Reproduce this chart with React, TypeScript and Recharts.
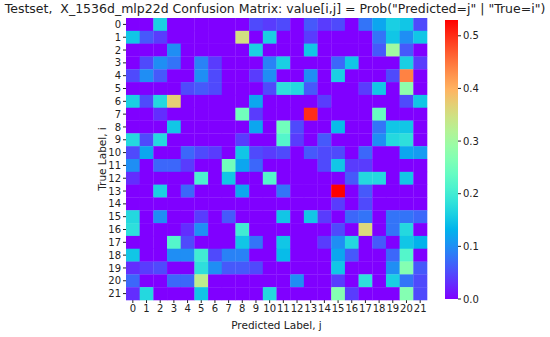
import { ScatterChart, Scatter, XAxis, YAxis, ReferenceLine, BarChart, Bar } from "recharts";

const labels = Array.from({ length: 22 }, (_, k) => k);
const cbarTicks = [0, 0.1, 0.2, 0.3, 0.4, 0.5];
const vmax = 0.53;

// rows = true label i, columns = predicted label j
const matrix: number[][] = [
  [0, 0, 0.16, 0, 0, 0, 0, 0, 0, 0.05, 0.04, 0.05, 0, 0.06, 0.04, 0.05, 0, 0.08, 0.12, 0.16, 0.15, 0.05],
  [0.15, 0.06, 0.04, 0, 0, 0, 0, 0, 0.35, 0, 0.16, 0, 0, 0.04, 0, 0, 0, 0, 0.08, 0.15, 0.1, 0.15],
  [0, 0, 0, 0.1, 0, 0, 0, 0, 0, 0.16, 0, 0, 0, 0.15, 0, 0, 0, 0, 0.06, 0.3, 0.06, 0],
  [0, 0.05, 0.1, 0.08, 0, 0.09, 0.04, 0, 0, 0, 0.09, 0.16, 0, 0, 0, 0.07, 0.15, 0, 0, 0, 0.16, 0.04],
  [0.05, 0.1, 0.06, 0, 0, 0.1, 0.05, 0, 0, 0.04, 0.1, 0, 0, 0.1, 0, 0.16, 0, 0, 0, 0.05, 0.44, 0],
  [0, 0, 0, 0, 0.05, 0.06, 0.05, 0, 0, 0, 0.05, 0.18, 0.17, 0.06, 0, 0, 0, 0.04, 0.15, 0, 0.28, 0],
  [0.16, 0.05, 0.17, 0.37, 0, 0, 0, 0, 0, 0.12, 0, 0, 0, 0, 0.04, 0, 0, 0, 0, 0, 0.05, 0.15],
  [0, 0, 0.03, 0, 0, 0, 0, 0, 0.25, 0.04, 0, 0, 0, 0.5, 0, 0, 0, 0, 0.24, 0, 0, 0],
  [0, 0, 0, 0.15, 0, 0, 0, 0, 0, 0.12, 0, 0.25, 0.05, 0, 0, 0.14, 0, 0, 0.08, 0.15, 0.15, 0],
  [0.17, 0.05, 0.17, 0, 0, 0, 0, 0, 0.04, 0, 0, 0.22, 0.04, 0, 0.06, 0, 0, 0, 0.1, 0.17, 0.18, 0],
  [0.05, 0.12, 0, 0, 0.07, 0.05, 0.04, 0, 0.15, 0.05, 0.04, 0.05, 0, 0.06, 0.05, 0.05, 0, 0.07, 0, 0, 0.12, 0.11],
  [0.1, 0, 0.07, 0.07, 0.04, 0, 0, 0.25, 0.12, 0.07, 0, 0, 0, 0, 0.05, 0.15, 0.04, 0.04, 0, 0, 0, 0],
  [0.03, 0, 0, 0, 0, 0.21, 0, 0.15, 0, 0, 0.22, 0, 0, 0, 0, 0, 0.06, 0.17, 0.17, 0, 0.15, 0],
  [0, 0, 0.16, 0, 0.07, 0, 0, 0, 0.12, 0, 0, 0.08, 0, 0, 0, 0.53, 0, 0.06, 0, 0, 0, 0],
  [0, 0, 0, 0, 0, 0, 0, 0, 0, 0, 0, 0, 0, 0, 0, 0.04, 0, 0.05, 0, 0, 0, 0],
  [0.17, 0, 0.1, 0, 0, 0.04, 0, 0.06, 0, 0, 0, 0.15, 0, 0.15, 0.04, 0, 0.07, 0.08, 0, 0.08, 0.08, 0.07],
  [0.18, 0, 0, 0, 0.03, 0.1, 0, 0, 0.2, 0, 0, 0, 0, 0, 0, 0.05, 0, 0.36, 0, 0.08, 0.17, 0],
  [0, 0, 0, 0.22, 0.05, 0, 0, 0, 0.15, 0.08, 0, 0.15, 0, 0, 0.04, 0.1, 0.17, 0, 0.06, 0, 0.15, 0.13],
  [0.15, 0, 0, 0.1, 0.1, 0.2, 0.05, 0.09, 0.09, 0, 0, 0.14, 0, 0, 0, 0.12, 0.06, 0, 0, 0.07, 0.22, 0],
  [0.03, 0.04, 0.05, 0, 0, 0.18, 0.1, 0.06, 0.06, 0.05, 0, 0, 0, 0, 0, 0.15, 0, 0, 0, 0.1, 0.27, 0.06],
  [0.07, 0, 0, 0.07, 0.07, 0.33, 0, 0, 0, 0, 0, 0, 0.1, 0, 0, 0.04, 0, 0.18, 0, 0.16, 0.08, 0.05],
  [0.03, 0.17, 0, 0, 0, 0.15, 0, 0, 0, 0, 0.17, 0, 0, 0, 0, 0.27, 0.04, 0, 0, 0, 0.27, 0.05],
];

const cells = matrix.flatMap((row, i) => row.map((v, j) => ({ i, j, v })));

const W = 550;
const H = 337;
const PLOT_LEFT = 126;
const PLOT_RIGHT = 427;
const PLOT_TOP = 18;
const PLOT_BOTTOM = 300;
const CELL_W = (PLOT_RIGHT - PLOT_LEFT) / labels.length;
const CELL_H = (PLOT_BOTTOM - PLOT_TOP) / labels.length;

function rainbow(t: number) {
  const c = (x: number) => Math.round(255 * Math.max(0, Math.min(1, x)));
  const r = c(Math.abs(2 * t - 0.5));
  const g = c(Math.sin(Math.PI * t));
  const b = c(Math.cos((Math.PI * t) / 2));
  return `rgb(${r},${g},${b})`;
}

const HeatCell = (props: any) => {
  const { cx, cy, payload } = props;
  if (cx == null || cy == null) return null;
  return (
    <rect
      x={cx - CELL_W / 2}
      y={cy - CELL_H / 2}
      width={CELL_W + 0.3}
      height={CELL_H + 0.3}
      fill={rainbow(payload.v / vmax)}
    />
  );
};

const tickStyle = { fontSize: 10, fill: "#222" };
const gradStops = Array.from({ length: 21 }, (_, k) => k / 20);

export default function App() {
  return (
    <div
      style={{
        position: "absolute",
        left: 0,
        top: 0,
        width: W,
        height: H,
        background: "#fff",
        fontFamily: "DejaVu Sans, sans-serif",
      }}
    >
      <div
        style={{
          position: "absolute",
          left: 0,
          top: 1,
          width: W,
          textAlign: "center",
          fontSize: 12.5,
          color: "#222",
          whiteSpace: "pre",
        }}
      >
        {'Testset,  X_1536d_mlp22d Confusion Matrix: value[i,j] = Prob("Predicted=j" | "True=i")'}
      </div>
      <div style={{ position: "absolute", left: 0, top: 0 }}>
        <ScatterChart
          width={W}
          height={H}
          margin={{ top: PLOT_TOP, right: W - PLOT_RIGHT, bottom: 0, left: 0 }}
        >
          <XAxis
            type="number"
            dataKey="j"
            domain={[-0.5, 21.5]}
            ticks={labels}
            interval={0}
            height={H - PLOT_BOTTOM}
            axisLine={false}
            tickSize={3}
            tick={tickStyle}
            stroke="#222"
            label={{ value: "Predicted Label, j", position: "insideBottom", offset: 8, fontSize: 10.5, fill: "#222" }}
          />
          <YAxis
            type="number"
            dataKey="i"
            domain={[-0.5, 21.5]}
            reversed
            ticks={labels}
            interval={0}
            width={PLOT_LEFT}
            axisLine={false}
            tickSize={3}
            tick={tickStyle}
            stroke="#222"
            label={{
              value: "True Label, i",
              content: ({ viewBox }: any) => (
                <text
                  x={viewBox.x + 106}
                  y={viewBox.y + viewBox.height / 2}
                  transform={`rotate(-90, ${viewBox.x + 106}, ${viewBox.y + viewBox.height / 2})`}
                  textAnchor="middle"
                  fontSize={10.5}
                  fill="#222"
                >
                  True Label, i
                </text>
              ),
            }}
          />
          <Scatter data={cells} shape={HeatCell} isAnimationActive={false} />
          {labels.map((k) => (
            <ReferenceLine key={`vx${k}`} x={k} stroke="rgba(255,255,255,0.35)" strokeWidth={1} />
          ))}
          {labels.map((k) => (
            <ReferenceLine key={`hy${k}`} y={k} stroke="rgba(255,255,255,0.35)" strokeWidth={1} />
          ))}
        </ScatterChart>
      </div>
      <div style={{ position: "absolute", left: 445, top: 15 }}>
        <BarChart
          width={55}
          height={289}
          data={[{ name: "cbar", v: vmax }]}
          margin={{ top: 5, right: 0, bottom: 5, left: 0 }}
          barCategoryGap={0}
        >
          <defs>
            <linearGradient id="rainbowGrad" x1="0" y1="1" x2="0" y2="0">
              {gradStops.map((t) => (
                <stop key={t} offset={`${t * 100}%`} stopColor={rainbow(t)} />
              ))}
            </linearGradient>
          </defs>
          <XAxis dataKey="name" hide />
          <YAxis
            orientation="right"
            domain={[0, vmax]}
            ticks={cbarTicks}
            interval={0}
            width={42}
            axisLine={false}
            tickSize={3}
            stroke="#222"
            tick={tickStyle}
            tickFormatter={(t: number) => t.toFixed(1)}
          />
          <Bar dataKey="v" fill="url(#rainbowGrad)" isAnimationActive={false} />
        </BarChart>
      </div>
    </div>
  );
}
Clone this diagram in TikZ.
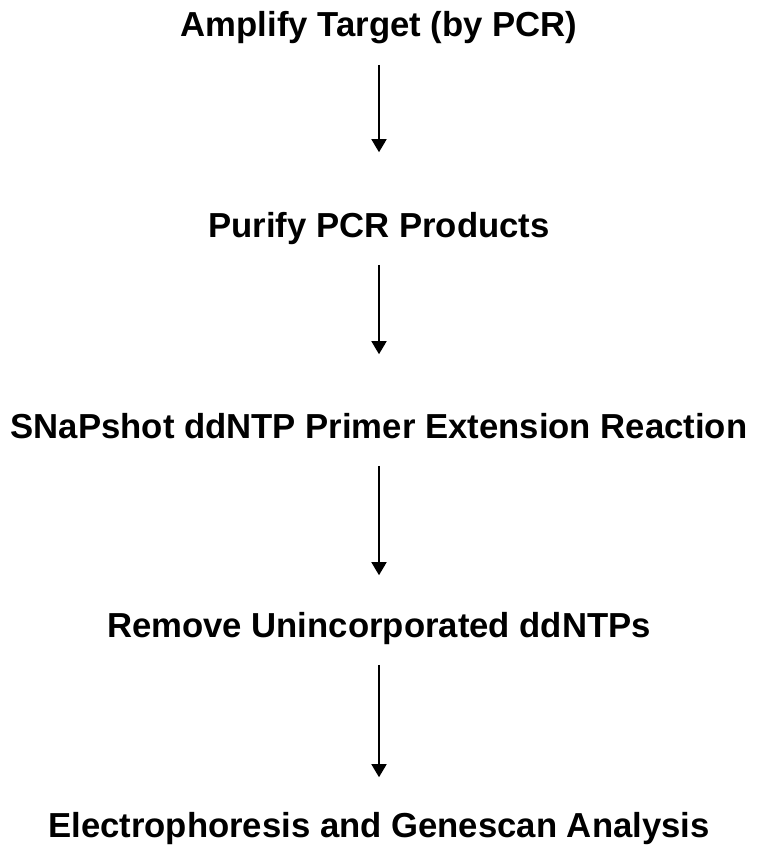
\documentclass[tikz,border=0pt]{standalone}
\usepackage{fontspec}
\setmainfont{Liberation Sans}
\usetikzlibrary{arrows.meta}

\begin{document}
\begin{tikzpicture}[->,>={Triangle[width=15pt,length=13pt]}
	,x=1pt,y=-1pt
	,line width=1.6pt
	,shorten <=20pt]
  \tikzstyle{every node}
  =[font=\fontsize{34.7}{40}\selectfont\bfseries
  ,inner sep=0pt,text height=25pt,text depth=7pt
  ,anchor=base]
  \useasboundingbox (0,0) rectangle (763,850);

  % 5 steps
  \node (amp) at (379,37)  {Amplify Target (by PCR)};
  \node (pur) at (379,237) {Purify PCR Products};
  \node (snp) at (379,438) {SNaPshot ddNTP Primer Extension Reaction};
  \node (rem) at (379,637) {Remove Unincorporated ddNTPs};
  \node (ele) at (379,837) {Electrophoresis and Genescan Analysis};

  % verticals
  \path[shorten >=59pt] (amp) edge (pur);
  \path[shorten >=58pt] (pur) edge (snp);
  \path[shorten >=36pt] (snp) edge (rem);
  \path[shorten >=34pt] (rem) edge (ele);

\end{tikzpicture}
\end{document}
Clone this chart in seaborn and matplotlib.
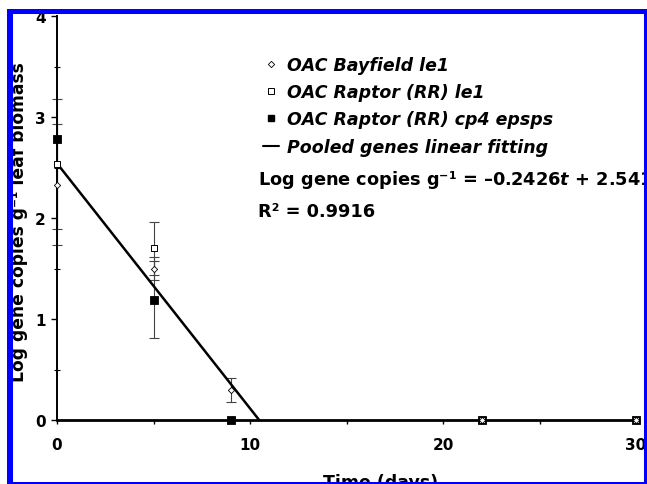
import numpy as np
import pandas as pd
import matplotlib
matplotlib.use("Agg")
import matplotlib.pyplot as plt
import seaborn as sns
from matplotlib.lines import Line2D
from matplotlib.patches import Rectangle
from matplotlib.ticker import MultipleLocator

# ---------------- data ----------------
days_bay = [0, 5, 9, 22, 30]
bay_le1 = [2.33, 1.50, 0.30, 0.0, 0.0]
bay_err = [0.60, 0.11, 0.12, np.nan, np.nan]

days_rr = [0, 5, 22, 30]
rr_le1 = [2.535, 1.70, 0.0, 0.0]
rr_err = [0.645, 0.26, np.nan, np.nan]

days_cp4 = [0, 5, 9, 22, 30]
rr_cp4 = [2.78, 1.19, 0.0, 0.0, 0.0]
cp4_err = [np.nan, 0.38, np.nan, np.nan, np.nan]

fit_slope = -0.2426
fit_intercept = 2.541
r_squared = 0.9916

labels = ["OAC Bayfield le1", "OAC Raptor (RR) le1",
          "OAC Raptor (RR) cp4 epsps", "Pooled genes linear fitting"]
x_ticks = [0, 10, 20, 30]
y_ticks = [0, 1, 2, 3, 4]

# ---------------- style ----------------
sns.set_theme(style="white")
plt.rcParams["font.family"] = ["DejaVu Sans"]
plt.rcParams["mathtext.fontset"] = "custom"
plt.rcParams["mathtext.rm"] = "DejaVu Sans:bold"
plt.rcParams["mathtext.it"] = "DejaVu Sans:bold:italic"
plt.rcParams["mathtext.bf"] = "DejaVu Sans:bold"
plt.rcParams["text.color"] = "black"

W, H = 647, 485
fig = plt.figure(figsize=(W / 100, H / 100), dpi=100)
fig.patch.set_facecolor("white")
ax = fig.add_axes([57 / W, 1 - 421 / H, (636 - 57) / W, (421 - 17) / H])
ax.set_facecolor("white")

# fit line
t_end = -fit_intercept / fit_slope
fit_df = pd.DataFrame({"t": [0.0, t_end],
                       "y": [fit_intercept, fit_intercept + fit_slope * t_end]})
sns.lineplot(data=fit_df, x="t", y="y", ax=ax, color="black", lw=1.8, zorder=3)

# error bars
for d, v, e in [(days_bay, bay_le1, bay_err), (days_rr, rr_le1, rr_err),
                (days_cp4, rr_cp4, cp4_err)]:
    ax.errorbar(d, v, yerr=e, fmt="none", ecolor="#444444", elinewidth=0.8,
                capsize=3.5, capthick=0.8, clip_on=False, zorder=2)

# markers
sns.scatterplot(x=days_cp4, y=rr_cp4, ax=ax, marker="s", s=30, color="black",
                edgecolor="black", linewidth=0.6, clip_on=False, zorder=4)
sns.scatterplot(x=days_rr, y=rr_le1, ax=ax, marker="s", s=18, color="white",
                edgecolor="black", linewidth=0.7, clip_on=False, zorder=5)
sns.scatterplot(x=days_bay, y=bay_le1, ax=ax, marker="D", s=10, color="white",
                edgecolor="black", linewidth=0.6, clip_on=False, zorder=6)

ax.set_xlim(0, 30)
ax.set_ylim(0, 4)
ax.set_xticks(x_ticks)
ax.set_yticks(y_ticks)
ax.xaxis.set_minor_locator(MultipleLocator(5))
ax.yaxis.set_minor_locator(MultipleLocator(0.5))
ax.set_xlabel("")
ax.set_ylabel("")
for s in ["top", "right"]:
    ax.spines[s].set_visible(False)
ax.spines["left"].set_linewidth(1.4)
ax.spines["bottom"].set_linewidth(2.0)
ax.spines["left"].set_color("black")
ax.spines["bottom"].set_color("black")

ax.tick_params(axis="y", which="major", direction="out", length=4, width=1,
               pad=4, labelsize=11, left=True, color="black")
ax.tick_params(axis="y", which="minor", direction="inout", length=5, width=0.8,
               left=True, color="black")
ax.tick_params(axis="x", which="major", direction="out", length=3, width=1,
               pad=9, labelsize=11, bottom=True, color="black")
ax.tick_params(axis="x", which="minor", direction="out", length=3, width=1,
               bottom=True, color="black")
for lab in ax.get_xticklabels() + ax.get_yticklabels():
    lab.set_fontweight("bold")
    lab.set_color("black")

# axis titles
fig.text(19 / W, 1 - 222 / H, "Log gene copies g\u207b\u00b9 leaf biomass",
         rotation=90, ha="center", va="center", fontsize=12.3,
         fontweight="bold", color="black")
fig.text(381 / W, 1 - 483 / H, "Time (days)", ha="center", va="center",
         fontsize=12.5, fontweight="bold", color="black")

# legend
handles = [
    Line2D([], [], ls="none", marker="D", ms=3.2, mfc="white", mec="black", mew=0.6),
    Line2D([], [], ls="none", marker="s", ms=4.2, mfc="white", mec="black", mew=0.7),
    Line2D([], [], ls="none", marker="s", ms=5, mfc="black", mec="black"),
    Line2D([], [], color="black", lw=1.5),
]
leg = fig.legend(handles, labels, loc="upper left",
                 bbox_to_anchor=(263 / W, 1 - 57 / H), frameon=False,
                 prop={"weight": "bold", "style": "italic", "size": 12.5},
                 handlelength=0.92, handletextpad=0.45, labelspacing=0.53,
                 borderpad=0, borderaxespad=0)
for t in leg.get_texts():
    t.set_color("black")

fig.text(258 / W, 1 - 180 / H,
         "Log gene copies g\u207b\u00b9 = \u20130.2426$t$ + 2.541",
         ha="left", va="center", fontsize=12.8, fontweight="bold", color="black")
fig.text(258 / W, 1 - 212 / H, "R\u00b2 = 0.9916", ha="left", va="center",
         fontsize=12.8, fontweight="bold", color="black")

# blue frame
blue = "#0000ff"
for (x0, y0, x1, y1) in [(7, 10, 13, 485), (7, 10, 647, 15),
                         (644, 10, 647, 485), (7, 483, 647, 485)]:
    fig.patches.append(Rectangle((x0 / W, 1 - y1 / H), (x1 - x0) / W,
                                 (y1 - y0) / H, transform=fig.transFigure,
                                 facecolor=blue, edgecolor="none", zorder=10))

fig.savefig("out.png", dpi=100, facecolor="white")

=-=-=

Description of the task
Write out, word for word, the lines from the start of the data through the one holding "const vmax = 0.53;". Omit pictures.

Result of the task
Reproduce this chart with React, TypeScript and Recharts.
import { ScatterChart, Scatter, XAxis, YAxis, ReferenceLine, BarChart, Bar } from "recharts";

const labels = Array.from({ length: 22 }, (_, k) => k);
const cbarTicks = [0, 0.1, 0.2, 0.3, 0.4, 0.5];
const vmax = 0.53;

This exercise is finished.